Student data collected by the University of Arizona has ignited a debate.
On March 7, UA announced it could use CatCard data to predict a student’s probability of returning for their second year of college.
“By getting their digital traces, you can explore their patterns of movement, behavior and interactions,” said professor Sudha Ram, director of UA’s INSITE: Center for Business Intelligence and Analytics, in the announcement. “That tells you a great deal about them.”
All UA students must get a CatCard when starting their college careers. For three years, Ram used data for the study from CatCards used by freshmen.
“It’s kind of like a sensor that’s embedded in them, which can be used for tracking them,” Ram said in the announcement. “It’s really not designed to track their social interactions, but you can.”
Mariette Marsh, director of UA’s Human Subjects Protection Program, explained the university needed no approval from the Institutional Review Board to collect student data.
Ram submitted the portion of data she used for review to the IRB. The data was deemed unidentifiable.

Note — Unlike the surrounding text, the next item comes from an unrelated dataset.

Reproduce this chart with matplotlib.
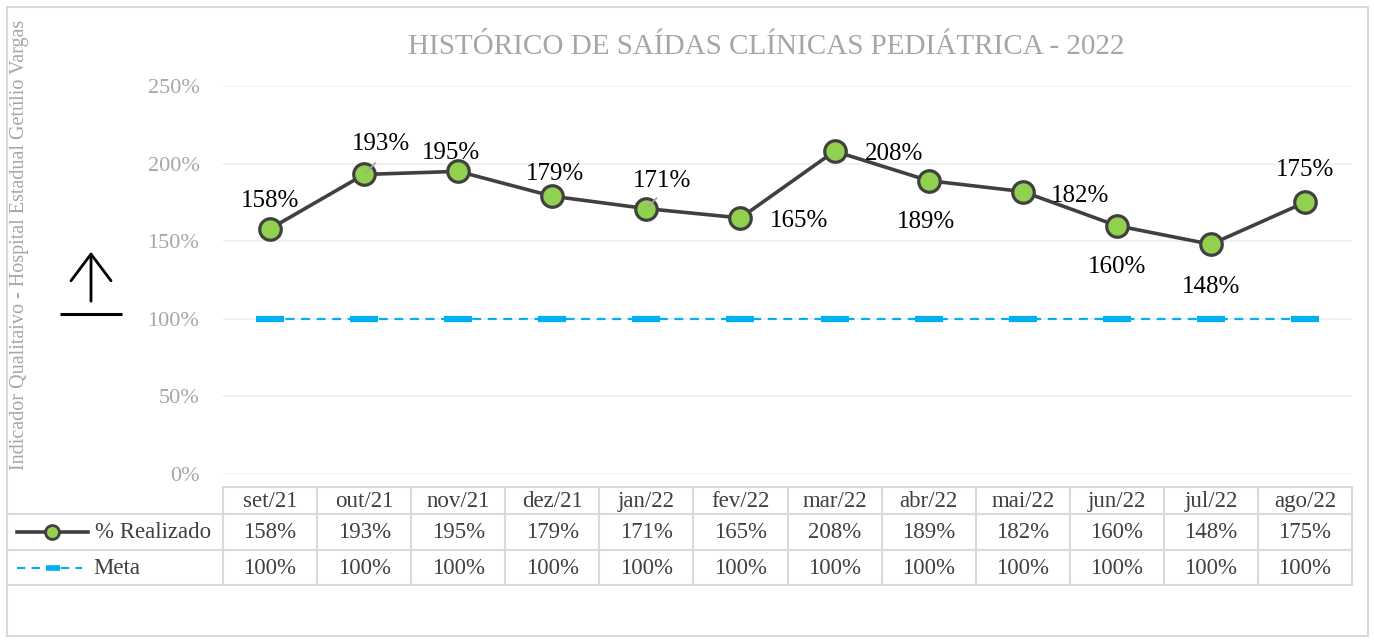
import matplotlib
matplotlib.use("Agg")
import matplotlib.pyplot as plt
from matplotlib.patches import Rectangle, FancyArrowPatch

# ---- data ----
months = ["set/21", "out/21", "nov/21", "dez/21", "jan/22", "fev/22",
          "mar/22", "abr/22", "mai/22", "jun/22", "jul/22", "ago/22"]
realizado = [1.58, 1.93, 1.95, 1.79, 1.71, 1.65, 2.08, 1.89, 1.82, 1.60, 1.48, 1.75]
meta = [1.00] * 12
yticks = [0, 0.5, 1.0, 1.5, 2.0, 2.5]
title = "HISTÓRICO DE SAÍDAS CLÍNICAS PEDIÁTRICA - 2022"
ylabel = "Indicador Qualitaivo - Hospital Estadual Getúlio Vargas"
# label offsets (points) relative to each marker
label_off = [(0, 20), (12, 22), (-5, 13), (2, 16), (11, 20), (42, -2),
             (43, -2), (-2, -30), (41, -3), (0, -30), (0, -31), (0, 23)]
leaders = [1, 4]

W, H = 1374, 643
plt.rcParams['font.family'] = ['Liberation Serif', 'DejaVu Serif']
fig = plt.figure(figsize=(W / 100, H / 100), dpi=100)

def fx(px):
    return px / W

def fy(py):
    return 1 - py / H

# overlay axes in pixel coords
ov = fig.add_axes([0, 0, 1, 1])
ov.set_xlim(0, W)
ov.set_ylim(H, 0)
ov.axis('off')

# outer border
ov.add_patch(Rectangle((7, 7), 1361, 629, fill=False, ec='#D9D9D9', lw=1.5))

L, R, T, B = 223, 1352, 86, 474
ax = fig.add_axes([fx(L), fy(B), fx(R) - fx(L), fy(T) - fy(B)])
ax.set_xlim(-0.5, len(months) - 0.5)
ax.set_ylim(0, 2.5)
for s in ax.spines.values():
    s.set_visible(False)
ax.set_yticks(yticks)
ax.set_yticklabels([f"{int(round(v*100))}%" for v in yticks],
                   fontsize=16, color='#A6A6A6')
ax.tick_params(axis='y', length=0, pad=17)
ax.set_xticks([])
ax.grid(axis='y', color='#EEEEEE', lw=1.2)
ax.set_axisbelow(True)

x = list(range(len(months)))
ax.plot(x, meta, color='#00B0F0', lw=1.6, ls=(0, (4, 3)), zorder=2)
ax.plot(x, meta, ls='none', marker='_', ms=20, mew=4.5, color='#00B0F0', zorder=3)
ax.plot(x, realizado, color='#404040', lw=2.6, marker='o', ms=15.5,
        mfc='#92D050', mec='#404040', mew=2.3, zorder=4)

for i, v in enumerate(realizado):
    dx, dy = label_off[i]
    ax.annotate(f"{int(round(v*100))}%", (i, v), xytext=(dx, dy),
                textcoords='offset points', ha='center', va='center',
                fontsize=18, color='black', zorder=5)
    if i in leaders:
        ax.annotate("", (i, v), xytext=(dx * 0.8, dy * 0.45), textcoords='offset points',
                    arrowprops=dict(arrowstyle='-', color='#A6A6A6', lw=1.2), zorder=5)

# title
fig.text(fx(766), fy(47), title, ha='center', va='center',
         fontsize=21, color='#A6A6A6')
# y label
fig.text(fx(20), fy(245), ylabel, rotation=90, ha='center', va='center',
         fontsize=14.5, color='#A6A6A6')

# arrow symbol
ov.add_patch(FancyArrowPatch((91, 304), (91, 249), arrowstyle='->,head_length=8,head_width=6',
                             color='black', lw=2, mutation_scale=2.4))
ov.plot([60, 122], [314, 314], color='black', lw=2.2, solid_capstyle='butt')

# data table
fig.canvas.draw()
def colx(xv):
    return ax.transData.transform((xv, 0))[0]

gc = '#D9D9D9'
r0, r1, r2, r3 = 487, 514, 550, 585
lw = 1.5
ov.plot([L, R], [r0, r0], color=gc, lw=lw)
for yy in (r1, r2, r3):
    ov.plot([7, R], [yy, yy], color=gc, lw=lw)
for i in range(len(months) + 1):
    xx = colx(i - 0.5)
    ov.plot([xx, xx], [r0, r3], color=gc, lw=lw)

tc = '#404040'
fs = 16.5
for i, m in enumerate(months):
    cx = colx(i)
    ov.text(cx, (r0 + r1) / 2 + 1, m, ha='center', va='center', fontsize=fs, color=tc)
    ov.text(cx, (r1 + r2) / 2 + 1, f"{int(round(realizado[i]*100))}%", ha='center',
            va='center', fontsize=fs, color=tc)
    ov.text(cx, (r2 + r3) / 2 + 1, f"{int(round(meta[i]*100))}%", ha='center',
            va='center', fontsize=fs, color=tc)

# legend keys
ly1 = (r1 + r2) / 2
ov.plot([17, 88], [ly1, ly1], color='#404040', lw=2.6)
ov.plot([52], [ly1], marker='o', ms=10, mfc='#92D050', mec='#404040', mew=2)
ov.text(95, ly1 + 1, "% Realizado", ha='left', va='center', fontsize=fs, color=tc)
ly2 = (r2 + r3) / 2
ov.plot([17, 82], [ly2, ly2], color='#00B0F0', lw=1.5, ls=(0, (4, 3)))
ov.plot([46, 60], [ly2, ly2], color='#00B0F0', lw=4, solid_capstyle='butt')
ov.text(93, ly2 + 1, "Meta", ha='left', va='center', fontsize=fs, color=tc)

fig.savefig("out.png", dpi=100)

“She had no direct identifiers,” Marsh said. “It is still not a person, it may be research, but it is not a person according to the federal law.”

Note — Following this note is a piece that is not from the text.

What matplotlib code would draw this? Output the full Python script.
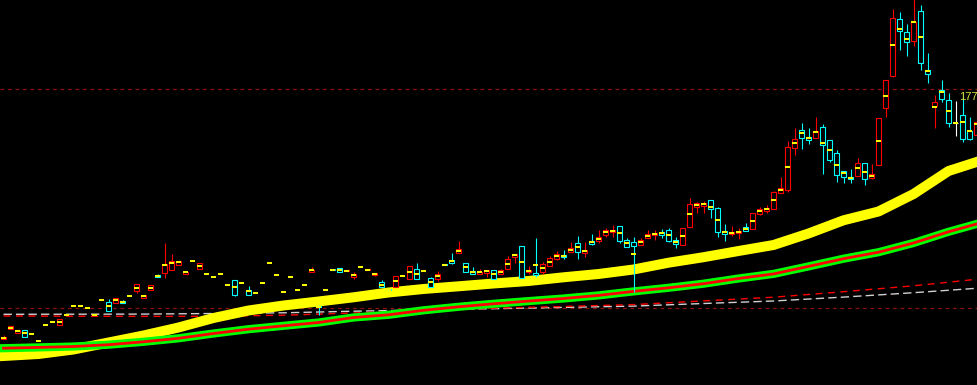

The IRB was created after the 1979 release of The Belmont Report , which lists ethical principles and guidelines for research involving human subjects. The need arose from the realization that the government studied, and knowingly left untreated, black citizens with syphilis in Tuskegee, Alabama.

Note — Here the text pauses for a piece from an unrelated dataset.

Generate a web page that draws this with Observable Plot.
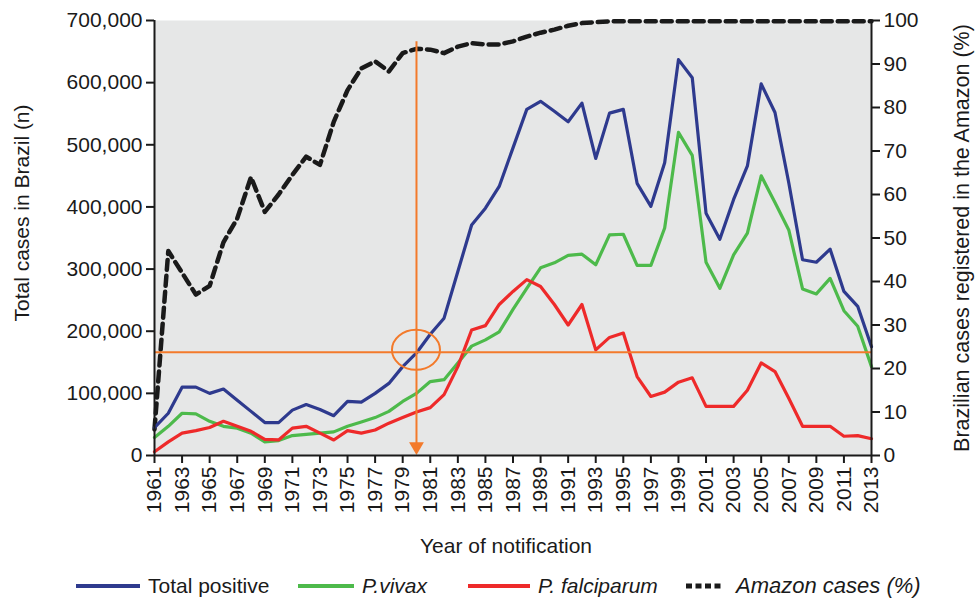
<!DOCTYPE html>
<html>
<head>
<meta charset="utf-8">
<script src="https://cdn.jsdelivr.net/npm/d3@7"></script>
<script src="https://cdn.jsdelivr.net/npm/@observablehq/plot@0.6"></script>
<style>
  html, body { margin: 0; padding: 0; background: #fff; }
  body { font-family: "Liberation Sans", Arial, sans-serif; color: #1a1a1a; }
  #legend { position: relative; width: 975px; height: 33px; font-size: 21px; }
  #legend .it { position: absolute; top: 4px; height: 33px; display: flex; align-items: center; white-space: nowrap; }
  #legend svg { display: block; }
  #legend .lab { margin-left: 8px; }
  #legend i { font-style: italic; }
</style>
</head>
<body>
<div id="chart"></div>
<div id="legend"></div>
<script>
// ---------- data ----------
const years = [1961,1962,1963,1964,1965,1966,1967,1968,1969,1970,
  1971,1972,1973,1974,1975,1976,1977,1978,1979,1980,
  1981,1982,1983,1984,1985,1986,1987,1988,1989,1990,
  1991,1992,1993,1994,1995,1996,1997,1998,1999,2000,
  2001,2002,2003,2004,2005,2006,2007,2008,2009,2010,
  2011,2012,2013];

const totalPositive = [45000,68000,110000,110000,100000,107000,89000,71000,53000,53000,
  73000,82000,74000,64000,87000,86000,100000,116000,143000,165000,
  195000,221000,296000,371000,398000,433000,495000,557000,570000,554000,
  537000,567000,478000,551000,557000,438000,401000,471000,637000,608000,
  390000,348000,412000,466000,598000,552000,439000,315000,311000,332000,
  264000,240000,175000];

const pVivax = [29000,47000,68000,67000,55000,47000,44000,36000,22000,24000,
  32000,34000,36000,38000,47000,54000,61000,71000,87000,100000,
  119000,122000,149000,176000,186000,199000,235000,269000,302000,310000,
  322000,324000,307000,355000,356000,306000,306000,366000,520000,483000,
  311000,269000,323000,358000,450000,407000,363000,268000,260000,285000,
  233000,208000,143000];

const pFalciparum = [6000,22000,36000,40000,45000,55000,47000,39000,26000,25000,
  44000,47000,36000,25000,40000,36000,41000,52000,61000,70000,
  77000,98000,143000,202000,209000,243000,264000,283000,272000,243000,
  210000,243000,170000,190000,197000,127000,95000,102000,118000,125000,
  79000,79000,79000,105000,149000,135000,92000,47000,47000,47000,
  31000,32000,27000];

const amazonPct = [6,47,42,37,39,49,54.5,64,56,60,
  64.5,68.7,66.8,76.7,84,89,90.6,88.3,92.5,93.5,
  93.3,92.5,94,94.8,94.5,94.5,95.2,96.3,97.2,97.9,
  98.8,99.4,99.6,99.8,99.8,99.8,99.8,99.8,99.8,99.8,
  99.8,99.8,99.8,99.8,99.8,99.8,99.8,99.8,99.8,99.8,
  99.8,99.8,99.8];

const leftTicks = [0,100000,200000,300000,400000,500000,600000,700000];
const rightTicks = [0,10,20,30,40,50,60,70,80,90,100];
const xTicks = [1961,1963,1965,1967,1969,1971,1973,1975,1977,1979,1981,1983,1985,1987,
  1989,1991,1993,1995,1997,1999,2001,2003,2005,2007,2009,2011,2013];

// annotation (orange cross-hair)
const markerYear = 1980;
const markerCases = 166000;
const markerTop = 666000;

// ---------- styles ----------
const BLUE = "#2e3a8e", GREEN = "#4dba4b", RED = "#ee2a2a", ORANGE = "#f37a2b", INK = "#1a1a1a";
const PCT = 7000; // 100 % on the right axis == 700,000 on the left axis
const FONT = "Liberation Sans, Arial, sans-serif";

const rows = years.map((year, i) => ({
  year, total: totalPositive[i], vivax: pVivax[i], falciparum: pFalciparum[i], amazon: amazonPct[i]
}));

const ellipseMark = (index, scales) => {
  const e = document.createElementNS("http://www.w3.org/2000/svg", "ellipse");
  e.setAttribute("cx", scales.x(markerYear));
  e.setAttribute("cy", scales.y(markerCases) - 2);
  e.setAttribute("rx", 24);
  e.setAttribute("ry", 20);
  e.setAttribute("fill", "none");
  e.setAttribute("stroke", ORANGE);
  e.setAttribute("stroke-width", 2);
  return e;
};

const chart = Plot.plot({
  width: 975,
  height: 565,
  marginLeft: 154,
  marginRight: 104,
  marginTop: 20,
  marginBottom: 110,
  style: { fontFamily: FONT, fontSize: "21px", color: INK, background: "white" },
  x: { domain: [1961, 2013], label: null },
  y: { domain: [0, 700000], label: null },
  marks: [
    Plot.frame({ fill: "#e6e7e7", stroke: "none" }),
    Plot.line(rows, { x: "year", y: d => d.amazon * PCT, stroke: INK, strokeWidth: 4.5, strokeDasharray: "10,6" }),
    Plot.line(rows, { x: "year", y: "vivax", stroke: GREEN, strokeWidth: 3.2 }),
    Plot.line(rows, { x: "year", y: "falciparum", stroke: RED, strokeWidth: 3.2 }),
    Plot.line(rows, { x: "year", y: "total", stroke: BLUE, strokeWidth: 3.2 }),
    Plot.ruleY([markerCases], { stroke: ORANGE, strokeWidth: 2 }),
    Plot.ruleX([markerYear], { y1: 9000, y2: markerTop, stroke: ORANGE, strokeWidth: 2 }),
    Plot.dot([{ year: markerYear, v: 0 }], { x: "year", y: "v", symbol: "triangle", rotate: 180, r: 5.5, fill: ORANGE, stroke: "none", dy: -9 }),
    ellipseMark,
    Plot.ruleX([1961, 2013], { stroke: INK, strokeWidth: 2 }),
    Plot.ruleY([0], { stroke: INK, strokeWidth: 2 }),
    Plot.axisY(leftTicks, { anchor: "left", tickFormat: d3.format(","), tickSize: 8, tickPadding: 4, strokeWidth: 2, stroke: INK, fill: INK, fontSize: 21, label: null }),
    Plot.axisY(rightTicks.map(d => d * PCT), { anchor: "right", tickFormat: d => String(Math.round(d / PCT)), tickSize: 8, tickPadding: 4, strokeWidth: 2, stroke: INK, fill: INK, fontSize: 21, label: null }),
    Plot.axisX(xTicks, { anchor: "bottom", tickRotate: -90, tickFormat: d => String(d), tickSize: 8, tickPadding: 3, strokeWidth: 2, stroke: INK, fill: INK, fontSize: 21, label: null }),
    Plot.text(["Total cases in Brazil (n)"], { frameAnchor: "left", rotate: -90, dx: -132, dy: -25, fontSize: 21, fill: INK, textAnchor: "middle", lineAnchor: "middle" }),
    Plot.text(["Brazilian cases registered in the Amazon (%)"], { frameAnchor: "right", rotate: -90, dx: 91, dy: 0, fontSize: 21.5, fill: INK, textAnchor: "middle", lineAnchor: "middle" }),
    Plot.text(["Year of notification"], { frameAnchor: "bottom", dy: 91, dx: -7, fontSize: 21, fill: INK, textAnchor: "middle", lineAnchor: "middle" })
  ]
});
document.getElementById("chart").appendChild(chart);

// ---------- legend (below the chart) ----------
const legendItems = [
  { left: 76, w: 64, color: BLUE, dash: null, label: "Total positive", italic: false, size: 21 },
  { left: 298, w: 56, color: GREEN, dash: null, label: "P.vivax", italic: true, size: 21 },
  { left: 468, w: 62, color: RED, dash: null, label: "P. falciparum", italic: true, size: 21 },
  { left: 686, w: 38, color: INK, dash: "6,3.5", label: "Amazon cases (%)", italic: true, size: 22 }
];
const legend = document.getElementById("legend");
for (const it of legendItems) {
  const div = document.createElement("div");
  div.className = "it";
  div.style.left = it.left + "px";
  div.innerHTML = `<svg width="${it.w}" height="10"><line x1="0" x2="${it.w}" y1="5" y2="5" stroke="${it.color}" stroke-width="${it.dash ? 5 : 4}" ${it.dash ? `stroke-dasharray="${it.dash}"` : ""}/></svg>` +
    `<span class="lab" style="font-size:${it.size}px;margin-left:${it.dash ? 12 : 8}px">${it.italic ? `<i>${it.label}</i>` : it.label}</span>`;
  legend.appendChild(div);
}
</script>
</body>
</html>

The privacy and ethics of the use of datasets has been debated for years by Jacob Metcalf, a researcher with Data and Society Research Institute.
The UA study caught his attention.
“Unless the study is explained to them (students) up front,” he said, “I think it is very ethically problematic.”
Metcalf’s concerns centered about student privacy, lack of knowledge about the research and the ability to withdraw from the study.
“There should be a special burden for researchers that are using sensitive data, which people have no choice but to hand over,” he said. “Just because it is being used for a good cause – freshman retention is a real problem – that doesn’t mean the students’ rights to choose to participate in the research study should be dismissed.”
Marsh said the IRB determination was based on government guidelines for identification, and none of those identifiers were used in the data.
“In computer science they theorize and argue that there is no way to truly anonymize a dataset,” Marsh said. “You have to have large computational abilities, at this time, to pinpoint someone.”
Metcalf said those guidelines needed to address more than the common person’s ability to use a dataset to identify someone.
“There has to be significant safeguards to protect students’ right to anonymity and privacy,” Metcalf said. “If the idea is just to produce anonymized, aggregated scores, like to study a pattern in population, then the privacy burden is a lot less.”
Metcalf also expressed concern of how the data produced would be used.
“If there is a way for any student to be seen individually through some portal, like if the end goal is to assign a retention risk score to a student, then this becomes a much more problematic study and the IRB should be thinking about it differently,” Metcalf said. “It is also highly problematic if this data is de-anonymized, in any fashion, so that personal interventions can be made.”
Both the UA INSITE Center and University Information Technology Services were contacted, but no one from those departments would comment on whether students’ data would be used to intervene or identify risk potential of students.